QBE to undertake a thorough review of renewal business
The purchase of Brit’s UK regional renewal rights will give QBE a 5% market share of UK regional business, according to QBE’s property, casualty and motor chief underwriting officer Ash Bathia.
Speaking to Insurance Times following the announcement of the deal, Bathia said that QBE had built its UK regional book to around £350m of gross written premium, and Brit’s was roughly £300m. Taking into account non-renewals and overlaps, this would give a total of close to £600m.
Based on Bathia’s estimate that total UK regional premiums are between £10bn and £11bn, QBE will have a 5% market share when the deal completes next week.
“That gives us real scale – not only scale today but also a strong platform to build that business in the future,” Bathia said.

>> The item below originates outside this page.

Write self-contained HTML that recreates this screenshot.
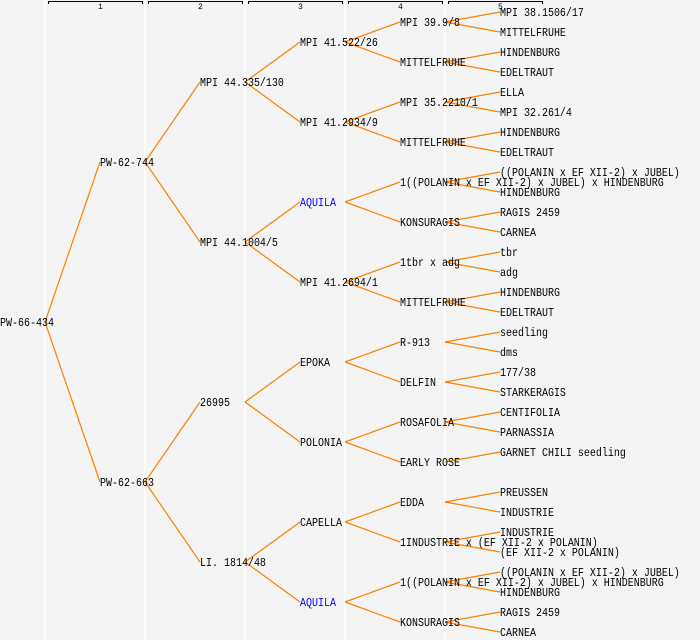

Bathia also praised the lack of overlap between the two businesses, pointing out that QBE’s reqional business is heavily weighted towards liability, while Brit’s is more property focused. Brit’s book also contains around £100m of small-end SME business. “We have very little in that space,” Bathia said.
Nevertheless, the £600m combined premium figure suggests some overlap, and Bathia confirmed that QBE will be selective about the business it renews from the Brit transaction.
“The challenge is alway to make sure the business fits our profitability criteria,” he said. “From what we have seen to date there is nothing in there which worries me from that point of view. But we will go through a meticulous process of looking through the business as and when it comes up for renewal and make sure we apply our normal underwriting criteria.”